Abd el-Fattah, a software developer and blogger who rose to

prominence as an activist in the 2011 Arab Spring, was jailed

for five years in Egypt over a social media post, a sentence

that followed several previous spells in prison, including

before and after the uprising.



Peter Greste on Monday joined Abd el-Fattah's mother, who

has been on a hunger strike ever since Egyptian authorities

failed to free her son on a scheduled release date of Sept. 29

last year.



The duo demonstrated with placards and pictures of Abd

el-Fattah just outside the entrance to Downing Street as they

sought a meeting with British Prime Minister Keir Starmer.

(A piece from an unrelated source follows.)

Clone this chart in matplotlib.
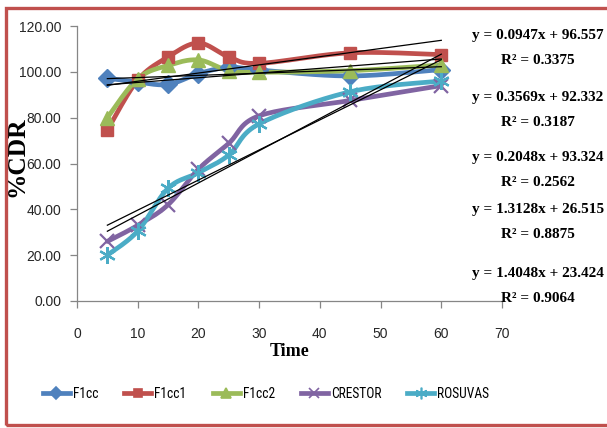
import numpy as np
import matplotlib
matplotlib.use("Agg")
import matplotlib.pyplot as plt
from matplotlib import font_manager
from matplotlib.font_manager import FontProperties
from matplotlib.textpath import TextPath
from matplotlib.patches import Rectangle
from matplotlib.lines import Line2D

# ---- data ----
time = [5, 10, 15, 20, 25, 30, 45, 60]
f1cc = [97.2, 95.5, 94.5, 99.2, 102.0, 100.8, 98.2, 101.0]
f1cc1 = [74.6, 96.4, 106.5, 112.6, 106.5, 103.7, 108.3, 107.5]
f1cc2 = [80.0, 97.0, 102.8, 105.2, 100.5, 99.8, 100.5, 103.0]
crestor = [26.0, 33.0, 42.0, 57.5, 68.8, 80.8, 87.5, 94.0]
rosuvas = [20.0, 30.5, 49.2, 56.0, 63.7, 77.3, 91.3, 96.0]

series_names = ["F1cc", "F1cc1", "F1cc2", "CRESTOR", "ROSUVAS"]
slopes = [0.0947, 0.3569, 0.2048, 1.3128, 1.4048]
intercepts = [96.557, 92.332, 93.324, 26.515, 23.424]
r_squared = ["0.3375", "0.3187", "0.2562", "0.8875", "0.9064"]

x_ticks = [0, 10, 20, 30, 40, 50, 60, 70]
y_ticks = [0, 20, 40, 60, 80, 100, 120]

colors = ["#4F81BD", "#C0504D", "#9BBB59", "#8064A2", "#4BACC6"]
markers = ["D", "s", "^", "x", (6, 2, 0)]
msizes = [9, 9, 10, 10, 12]

DPI = 100


def _wnum(w):
    if isinstance(w, (int, float)):
        return int(w)
    return font_manager.weight_dict.get(str(w).lower(), 400)


def condensed_font(names, weight=400):
    """Return FontProperties for a condensed face of the first family that has one."""
    ents = font_manager.fontManager.ttflist
    for nm in names:
        cands = [f for f in ents if f.name == nm and f.style == "normal"]
        if nm.endswith("Narrow") or nm.endswith("Condensed"):
            cond = cands
        else:
            cond = [f for f in cands if str(f.stretch) == "condensed"]
        if cond:
            best = min(cond, key=lambda f: abs(_wnum(f.weight) - weight))
            return FontProperties(fname=best.fname)
    return None


def fit_size(fp, text, target_px):
    """Font size (pt) at which the ink width of text equals target_px."""
    w = TextPath((0, 0), text, size=100, prop=fp).get_extents().width
    return 100 * target_px * 72 / (w * DPI)


tick_fp = FontProperties(family="Liberation Sans")
leg_fp = condensed_font(["Liberation Sans Narrow", "Roboto Condensed", "Noto Sans",
                         "Open Sans", "DejaVu Sans"]) or FontProperties(family="Liberation Sans")
eq_fp = FontProperties(family="Liberation Serif", weight="bold")

tick_size = fit_size(tick_fp, "120.00", 41)
leg_size = fit_size(leg_fp, "CRESTOR", 50)
eq_size = fit_size(eq_fp, "y = 0.0947x + 96.557", 131)
time_size = fit_size(eq_fp, "Time", 39)
ylab_size = fit_size(eq_fp, "%CDR", 78)


def smooth(xs, ys, n=20):
    """Smoothed curve (cubic Bezier segments) through the given points."""
    p = np.column_stack([xs, ys]).astype(float)
    ext = np.vstack([p[0], p, p[-1]])
    out = []
    for i in range(1, len(ext) - 2):
        p0, p1, p2, p3 = ext[i - 1], ext[i], ext[i + 1], ext[i + 2]
        c1 = p1 + (p2 - p0) / 6.0
        c2 = p2 - (p3 - p1) / 6.0
        t = np.linspace(0, 1, n)[:, None]
        seg = ((1 - t) ** 3) * p1 + 3 * ((1 - t) ** 2) * t * c1 + 3 * (1 - t) * t ** 2 * c2 + t ** 3 * p2
        out.append(seg if i == 1 else seg[1:])
    c = np.vstack(out)
    return c[:, 0], c[:, 1]


fig = plt.figure(figsize=(6.07, 4.28), dpi=DPI)
ax = fig.add_axes([77 / 607, 1 - 301 / 428, (502 - 77) / 607, (301 - 26) / 428])

all_series = [f1cc, f1cc1, f1cc2, crestor, rosuvas]
for ys, col, mk, ms in zip(all_series, colors, markers, msizes):
    sx, sy = smooth(time, ys)
    ax.plot(sx, sy, color=col, lw=3.4, solid_capstyle="round", zorder=2)
    thin = mk == "x" or isinstance(mk, tuple)
    ax.plot(time, ys, ls="none", marker=mk, ms=ms, color=col,
            mec=col, mew=1.6 if thin else 1.0, zorder=3)

# linear trend lines
tx = np.array([time[0], time[-1]], dtype=float)
for m, b in zip(slopes, intercepts):
    ax.plot(tx, m * tx + b, color="black", lw=0.9, zorder=4)

ax.set_xlim(0, 70)
ax.set_ylim(0, 120)
ax.set_xticks(x_ticks)
ax.set_yticks(y_ticks)
ax.set_yticklabels([f"{v:.2f}" for v in y_ticks])
for s in ["top", "right"]:
    ax.spines[s].set_visible(False)
for s in ["left", "bottom"]:
    ax.spines[s].set_color("#868686")
    ax.spines[s].set_linewidth(0.9)
ax.tick_params(axis="both", direction="out", length=5, width=0.9, color="#868686",
               labelcolor="#262626")
ax.tick_params(axis="x", pad=14)
ax.tick_params(axis="y", pad=6.5)
for lab in ax.get_xticklabels() + ax.get_yticklabels():
    lab.set_fontproperties(tick_fp)
    lab.set_fontsize(tick_size)

ax.set_xlabel("Time", fontproperties=eq_fp, fontsize=time_size, labelpad=1)
fig.text(17 / 607, 1 - 157 / 428, "%CDR", fontproperties=eq_fp, fontsize=ylab_size,
         rotation=90, ha="center", va="center")

# trend line equations
eq_y = [35, 97, 157, 210, 274]
for m, b, r2, yp in zip(slopes, intercepts, r_squared, eq_y):
    fig.text(538 / 607, 1 - yp / 428, f"y = {m:.4f}x + {b:.3f}", fontproperties=eq_fp,
             fontsize=eq_size, ha="center", va="center")
    fig.text(538 / 607, 1 - (yp + 25) / 428, f"R\u00b2 = {r2}", fontproperties=eq_fp,
             fontsize=eq_size, ha="center", va="center")

fs_px = leg_size * DPI / 72
handles = [Line2D([], [], color=c, lw=3.4, marker=mk, ms=ms * 0.7, mew=1.2)
           for c, mk, ms in zip(colors, markers, msizes)]
leg_prop = leg_fp.copy()
leg_prop.set_size(leg_size)
fig.legend(handles, series_names, loc="center", bbox_to_anchor=(266 / 607, 1 - 394 / 428),
           ncol=5, frameon=False, handlelength=27 / fs_px, handletextpad=3 / fs_px,
           columnspacing=26 / fs_px, prop=leg_prop)

# outer border
fig.patches.append(Rectangle((6 / 607, 3 / 428), 1.2, 417 / 428, transform=fig.transFigure,
                             fill=False, edgecolor="#C0504D", lw=2.4, zorder=10))

fig.savefig("out.png", dpi=DPI)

Both Starmer and British Foreign Secretary David Lammy have

raised Abd el-Fattah's case with their Egyptian counterparts a

number of times, with Lammy doing so most recently on Thursday,

Britain's Foreign Office said.



"We continue to press on his case at the highest levels of

the Egyptian government," a spokesperson said. "Officials from

the Foreign Office continue to call for consular access to Mr

El-Fattah and for his release."



Greste, who plans to stage a 21-day hunger strike, was in a

neighbouring prison cell to Abd el-Fattah in 2013. Greste had

been accused of helping a terrorist group while on assignment

for broadcaster Al Jazeera, charges he said were bogus and

politically motivated.



"He saved my life. He was an inspiration to me. I want to

now repay what he gave me," Greste told Reuters at the

demonstration, crediting Abd el-Fattah with guiding him through

a "really dark" period in prison.



Egypt's interior ministry did not immediately respond to a

request for comment.



Laila Soueif, Abd el-Fattah's mother, who says she has lost

nearly 25 kilograms (55 pounds) in the hunger strike in which

she only consumes water and hydration salts, said she had met

British officials including National Security Adviser Jonathan

Powell to press her son's case.



"I've now become completely fed up," said Soueif, 68, a

mathematics professor. "I almost wish I would collapse and this

thing would get resolved one way or another."